The State of Patriotism
The State of the Union highlighted two incompatible visions of what it means to serve your country
Last night’s State of the Union should be remembered for what it honored.
President Trump awarded the Medal of Honor to one of the servicemembers who captured Maduro. He gave the Legion of Merit to a Coast Guard rescue swimmer who pulled Americans from floodwaters in Texas. He honored the family of Iryna Zarutska. He presented the Purple Heart to the National Guardsman attacked in D.C. And he concluded by placing these individual acts of courage within a civilizational narrative stretching from our founding to the present day.
The speech painted the picture that the national project is the sum of individual productive ambitions directed toward something greater than the self. The servicemember, the Olympian, the rescuer, the worker—these are the people who built “thirteen humble colonies into the pinnacle of human civilization and human freedom.” Their patriotism is doing hard things well.
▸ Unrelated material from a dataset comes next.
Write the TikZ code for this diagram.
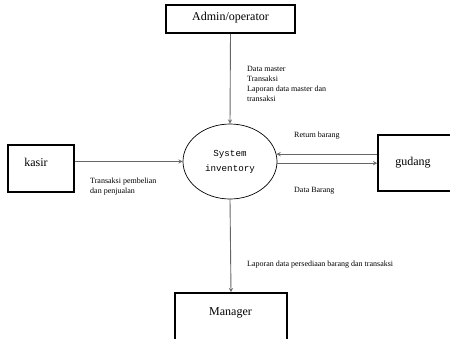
\documentclass[tikz,border=0pt]{standalone}
\usepackage{fontspec}
\setmainfont{Liberation Serif}
\setmonofont{Liberation Mono}
\usetikzlibrary{shapes.geometric}
\begin{document}
\begin{tikzpicture}[x = 1pt, y = -1pt,
        entity/.style = {draw, line width = 1.6pt, inner sep = 0pt},
        process/.style = {draw, ellipse, line width = 0.7pt, inner sep = 0pt,
            minimum width = 94pt, minimum height = 75pt, align = center,
            font = \ttfamily\fontsize{9.2}{15}\selectfont},
        flow/.style = {draw = black!60, line width = 0.9pt, -stealth},
        boxtext/.style = {font = \fontsize{12}{14}\selectfont, inner sep = 0pt},
        note/.style = {font = \fontsize{8}{10}\selectfont, align = left, inner sep = 0pt, anchor = west}]
        \useasboundingbox (0, 0) rectangle (450, 338);
        \clip (0, 0) rectangle (450, 338);
        % entities
        \node[entity, minimum width = 129pt, minimum height = 28pt] (admin) at (230.5, 19) {};
        \node[entity, minimum width = 66pt, minimum height = 47pt] (kasir) at (41, 168.5) {};
        \node[entity, minimum width = 82pt, minimum height = 56pt] (gudang) at (419, 163) {};
        \node[entity, minimum width = 112pt, minimum height = 56pt] (manager) at (231, 321) {};
        \node[boxtext] (admintext) at (230.5, 18) {Admin/operator};
        \node[boxtext] (kasirtext) at (36, 162) {kasir};
        \node[boxtext] (gudangtext) at (413, 163) {gudang};
        \node[boxtext] (managertext) at (230.5, 313) {Manager};
        % process
        \node[process] (sys) at (230, 161.5) {System\\inventory};
        % flows
        \draw[flow] (admin.south) -- (sys.north);
        \draw[flow] (kasir.east |- sys.west) -- (sys.west);
        \draw[flow] (sys.9 -| gudang.west) -- (sys.9);
        \draw[flow] (sys.-2) -- (sys.-2 -| gudang.west);
        \draw[flow] (sys.south) -- (manager.north);
        % labels
        \node[note, anchor = north west] (adminflow) at (247, 66) {Data master\\Transaksi\\Laporan data master dan\\transaksi};
        \node[note, anchor = north west] (kasirflow) at (90, 178) {Transaksi pembelian\\dan penjualan};
        \node[note] (returnflow) at (294, 136) {Return barang};
        \node[note] (barangflow) at (294, 191) {Data Barang};
        \node[note] (managerflow) at (247, 265) {Laporan data persediaan barang dan transaksi};
\end{tikzpicture}
\end{document}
This is the most interesting thing the Republican Party has said in a long time.
Trump did not argue that America is great because it holds the right opinions, he argued that America is great because Americans “ventured out across a daunting and dangerous continent,” “mastered the world’s mightiest industries,” “shattered history’s monstrous tyrannies,” and “lifted humanity into the skies on the wings of aluminum and steel.” Achievement is the unifying idea. It is the claim that productive contribution to the national enterprise is itself the highest form of civic life.
Then came: “For years, they were forgotten, betrayed, and cast aside. But that great betrayal is over.” The previous regime’s failure was not incompetence or bad governance but a failure of honor. Refusing to recognize the people who actually build and sustain the country unless they bought in to the ideological ponzi scheme.
Under the Republican framework presented Tuesday night, you are a patriot if your individual excellence serves the nation. The soldier, the astronaut, the factory worker, the rescuer—these people are honored for what they do and what they accomplish. Their productive ambition is the substance of American greatness. The national project is built, brick by brick, with their hard work.
What we have seen from the left for many years is a conditional patriotism. Though you may accomplish extraordinary things, your reputation depends on your alignment with a specific set of political commitments. The activist is elevated above the builder and the correct opinion outranks the accomplishment. You are welcome in the national project only insofar as you are subservient to its current ideological demands, and those demands shift frequently enough that compliance may be never quite achieved.
You need not take my word for it. The proof arrived mere hours before the speech from our dear friends at The Athletic, the New York Times’ national sports arm.
Twenty members of the U.S. men’s Olympic hockey team—fresh off a gold medal victory that had, for one brief afternoon, united America by beating the perfidious Canadians at their own game—accepted an invitation to attend the State of the Union. They had just won for the United States on the world stage, the most patriotic thing an athlete can do. Hours later, The Athletic ran a column arguing that the players had been reckless in choosing to stand in the House Chamber next to the wrong president.
The article conceded the gold medal was real and the victory was thrilling. But it argued the players had “handed over the power of unity” and become “pawns” by celebrating in proximity to Trump. Their historic triumph, readers were informed, now “must compete for attention with their reckless after-party.” The piece asserted that athletes must understand that “who’s celebrating you, and why they’re doing it and how they’re doing it, matters more” than the achievement itself.
This is the left’s model of patriotism: You won gold for your country, but you celebrated with the wrong people, so your civic standing is diminished. The victory only matters if you maintain proper ideological distance from the president. The president! You were supposed to be a symbol of unity, but unity of what? Unity in their ideology, apparently.
We see in all of this a disagreement about whether the country is built by people who do things or by people who believe things.
Maybe productive individualism alone does not generate the solidarity a nation needs, or “be excellent and the country benefits” is thin for a governing philosophy. But notice that everyone Trump honored was someone whose individual excellence was directed outward: toward fellow citizens in an emergency, toward soldiers on a battlefield, toward a country that needed defending. It is a post-libertarian conservatism that focuses on the honor of useful work for your fellow citizens.
Think about the two visions for America on display last night. One party showed you servicemembers, Olympians, and rescue swimmers and said: this is what matters. The other party says that what matters is saying the right things.